-- start of Given data --

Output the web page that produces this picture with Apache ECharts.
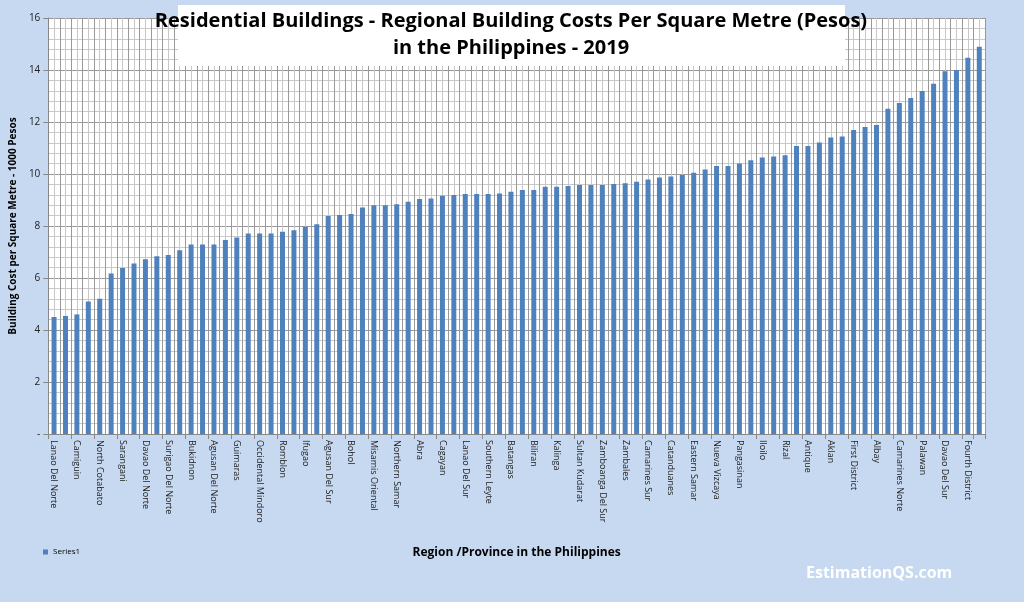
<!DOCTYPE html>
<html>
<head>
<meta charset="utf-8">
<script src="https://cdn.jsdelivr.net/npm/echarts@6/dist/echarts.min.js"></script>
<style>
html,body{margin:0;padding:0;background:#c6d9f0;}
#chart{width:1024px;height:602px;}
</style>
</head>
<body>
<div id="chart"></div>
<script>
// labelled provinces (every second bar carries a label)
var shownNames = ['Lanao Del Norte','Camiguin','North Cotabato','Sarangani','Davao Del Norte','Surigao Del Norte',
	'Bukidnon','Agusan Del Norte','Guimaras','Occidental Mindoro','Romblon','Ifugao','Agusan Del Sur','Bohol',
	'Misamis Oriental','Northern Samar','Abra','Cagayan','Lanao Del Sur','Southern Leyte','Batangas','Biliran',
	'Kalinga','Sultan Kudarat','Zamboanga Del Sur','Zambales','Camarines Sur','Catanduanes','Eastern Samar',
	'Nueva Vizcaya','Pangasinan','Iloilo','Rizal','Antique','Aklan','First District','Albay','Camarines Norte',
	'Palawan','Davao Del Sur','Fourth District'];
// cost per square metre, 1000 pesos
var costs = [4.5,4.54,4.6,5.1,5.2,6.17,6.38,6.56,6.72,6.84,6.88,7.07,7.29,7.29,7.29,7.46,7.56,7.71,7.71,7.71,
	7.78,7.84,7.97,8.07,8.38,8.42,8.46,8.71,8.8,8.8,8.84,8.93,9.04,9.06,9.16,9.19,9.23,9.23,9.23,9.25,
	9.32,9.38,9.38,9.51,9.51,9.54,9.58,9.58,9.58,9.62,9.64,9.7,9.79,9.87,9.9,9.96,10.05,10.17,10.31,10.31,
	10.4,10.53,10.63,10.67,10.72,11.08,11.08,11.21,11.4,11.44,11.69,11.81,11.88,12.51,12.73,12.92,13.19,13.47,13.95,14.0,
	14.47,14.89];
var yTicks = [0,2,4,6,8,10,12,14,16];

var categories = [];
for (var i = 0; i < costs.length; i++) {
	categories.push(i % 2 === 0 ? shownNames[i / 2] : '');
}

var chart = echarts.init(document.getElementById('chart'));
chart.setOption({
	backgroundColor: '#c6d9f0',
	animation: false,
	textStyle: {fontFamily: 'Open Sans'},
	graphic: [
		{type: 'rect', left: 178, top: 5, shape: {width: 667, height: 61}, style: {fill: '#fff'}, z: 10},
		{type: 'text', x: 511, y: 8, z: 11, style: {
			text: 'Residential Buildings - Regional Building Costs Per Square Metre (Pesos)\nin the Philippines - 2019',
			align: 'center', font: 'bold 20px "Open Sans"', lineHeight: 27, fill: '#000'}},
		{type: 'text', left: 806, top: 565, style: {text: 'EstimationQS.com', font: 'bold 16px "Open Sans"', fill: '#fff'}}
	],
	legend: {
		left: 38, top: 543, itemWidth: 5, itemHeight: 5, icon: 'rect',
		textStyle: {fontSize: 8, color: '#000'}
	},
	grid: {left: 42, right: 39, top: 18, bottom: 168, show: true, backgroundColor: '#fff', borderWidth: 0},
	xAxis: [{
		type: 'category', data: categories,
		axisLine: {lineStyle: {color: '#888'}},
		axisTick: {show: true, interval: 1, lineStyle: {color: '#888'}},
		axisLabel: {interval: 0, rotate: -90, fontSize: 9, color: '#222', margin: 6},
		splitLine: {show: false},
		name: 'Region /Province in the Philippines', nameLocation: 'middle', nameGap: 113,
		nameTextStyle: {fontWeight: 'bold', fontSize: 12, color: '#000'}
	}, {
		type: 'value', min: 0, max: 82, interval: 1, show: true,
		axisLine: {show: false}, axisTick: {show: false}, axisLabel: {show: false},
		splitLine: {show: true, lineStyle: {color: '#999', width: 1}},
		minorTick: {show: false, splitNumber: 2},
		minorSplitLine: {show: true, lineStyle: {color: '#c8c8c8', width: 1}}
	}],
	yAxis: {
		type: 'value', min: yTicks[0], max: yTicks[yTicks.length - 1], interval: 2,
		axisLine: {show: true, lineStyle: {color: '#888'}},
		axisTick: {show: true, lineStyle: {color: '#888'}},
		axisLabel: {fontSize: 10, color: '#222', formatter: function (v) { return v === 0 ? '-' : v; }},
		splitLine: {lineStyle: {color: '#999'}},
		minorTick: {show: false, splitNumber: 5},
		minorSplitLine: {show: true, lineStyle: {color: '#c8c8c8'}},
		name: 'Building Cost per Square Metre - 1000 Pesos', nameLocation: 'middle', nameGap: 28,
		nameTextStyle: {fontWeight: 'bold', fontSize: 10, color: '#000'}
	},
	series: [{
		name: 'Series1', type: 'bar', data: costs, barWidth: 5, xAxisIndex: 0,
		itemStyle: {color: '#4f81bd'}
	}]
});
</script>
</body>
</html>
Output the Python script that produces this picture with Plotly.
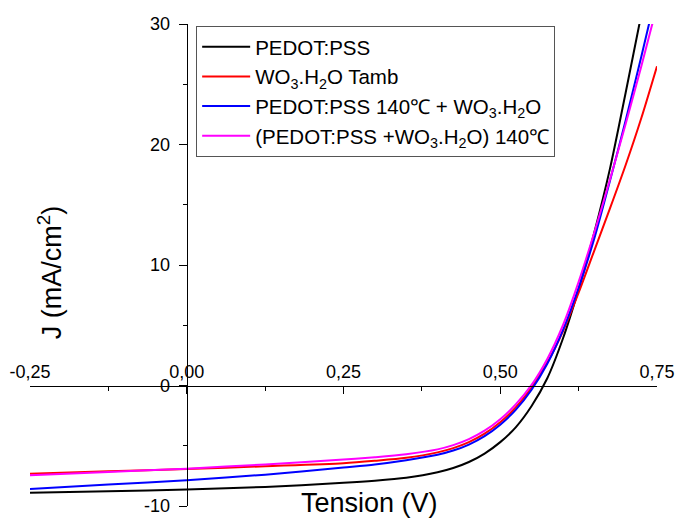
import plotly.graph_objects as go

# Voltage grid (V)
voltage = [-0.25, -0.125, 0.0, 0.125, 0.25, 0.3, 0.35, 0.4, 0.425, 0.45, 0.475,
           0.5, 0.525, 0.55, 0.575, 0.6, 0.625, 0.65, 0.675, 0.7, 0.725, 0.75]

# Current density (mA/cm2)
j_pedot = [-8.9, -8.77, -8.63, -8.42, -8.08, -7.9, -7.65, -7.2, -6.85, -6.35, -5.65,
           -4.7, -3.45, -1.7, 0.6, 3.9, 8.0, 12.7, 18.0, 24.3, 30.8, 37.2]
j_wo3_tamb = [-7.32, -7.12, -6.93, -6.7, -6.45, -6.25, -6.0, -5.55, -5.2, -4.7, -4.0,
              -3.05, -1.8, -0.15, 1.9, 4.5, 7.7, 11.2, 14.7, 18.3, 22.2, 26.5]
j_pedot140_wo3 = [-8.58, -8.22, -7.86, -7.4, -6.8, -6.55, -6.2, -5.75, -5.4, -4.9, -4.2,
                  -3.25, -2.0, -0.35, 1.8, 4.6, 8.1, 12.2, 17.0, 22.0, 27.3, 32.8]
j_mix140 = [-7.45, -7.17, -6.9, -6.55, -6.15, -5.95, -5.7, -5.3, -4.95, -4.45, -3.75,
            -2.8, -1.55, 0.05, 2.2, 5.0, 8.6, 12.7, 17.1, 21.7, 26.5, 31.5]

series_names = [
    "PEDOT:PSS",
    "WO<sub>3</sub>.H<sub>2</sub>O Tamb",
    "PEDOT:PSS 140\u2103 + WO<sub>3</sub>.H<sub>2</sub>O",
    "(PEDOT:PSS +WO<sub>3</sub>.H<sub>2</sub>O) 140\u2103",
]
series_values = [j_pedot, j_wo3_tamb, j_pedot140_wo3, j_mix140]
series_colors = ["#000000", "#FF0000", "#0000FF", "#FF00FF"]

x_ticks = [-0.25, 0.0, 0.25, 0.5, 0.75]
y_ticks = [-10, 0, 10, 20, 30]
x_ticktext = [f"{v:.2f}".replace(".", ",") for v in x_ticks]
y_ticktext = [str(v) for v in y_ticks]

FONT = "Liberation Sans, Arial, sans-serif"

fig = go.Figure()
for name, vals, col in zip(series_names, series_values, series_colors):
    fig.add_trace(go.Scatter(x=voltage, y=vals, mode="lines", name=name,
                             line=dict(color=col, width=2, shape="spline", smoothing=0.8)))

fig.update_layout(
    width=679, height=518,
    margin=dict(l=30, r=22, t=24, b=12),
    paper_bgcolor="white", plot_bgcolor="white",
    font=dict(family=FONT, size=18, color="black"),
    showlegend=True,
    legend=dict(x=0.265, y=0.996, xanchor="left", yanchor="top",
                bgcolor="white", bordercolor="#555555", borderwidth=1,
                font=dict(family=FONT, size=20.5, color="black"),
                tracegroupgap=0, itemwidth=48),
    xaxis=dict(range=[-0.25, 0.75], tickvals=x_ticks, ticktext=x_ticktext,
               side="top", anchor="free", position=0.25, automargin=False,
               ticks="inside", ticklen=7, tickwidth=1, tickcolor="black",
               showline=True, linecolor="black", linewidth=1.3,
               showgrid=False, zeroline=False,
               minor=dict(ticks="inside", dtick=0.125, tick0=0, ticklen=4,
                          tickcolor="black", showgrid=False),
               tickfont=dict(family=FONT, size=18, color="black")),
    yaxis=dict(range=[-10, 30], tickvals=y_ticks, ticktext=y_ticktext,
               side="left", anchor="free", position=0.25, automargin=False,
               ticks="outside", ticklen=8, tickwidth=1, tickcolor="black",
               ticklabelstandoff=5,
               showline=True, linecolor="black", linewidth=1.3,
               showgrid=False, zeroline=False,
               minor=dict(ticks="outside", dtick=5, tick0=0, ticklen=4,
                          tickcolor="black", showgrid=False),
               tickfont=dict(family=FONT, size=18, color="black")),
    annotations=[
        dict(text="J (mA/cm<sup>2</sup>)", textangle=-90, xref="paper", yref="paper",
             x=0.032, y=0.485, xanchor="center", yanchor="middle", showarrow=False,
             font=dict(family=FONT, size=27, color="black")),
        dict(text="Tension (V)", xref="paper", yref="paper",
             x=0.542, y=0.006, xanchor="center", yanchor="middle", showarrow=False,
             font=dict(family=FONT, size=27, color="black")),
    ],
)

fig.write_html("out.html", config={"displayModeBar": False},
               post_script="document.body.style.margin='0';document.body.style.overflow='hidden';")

-- end of Given data --

# Aim
Which lines hold the word "produces"? Copy each of them from the records.

# Full solution
Output the web page that produces this picture with Apache ECharts.
Output the Python script that produces this picture with Plotly.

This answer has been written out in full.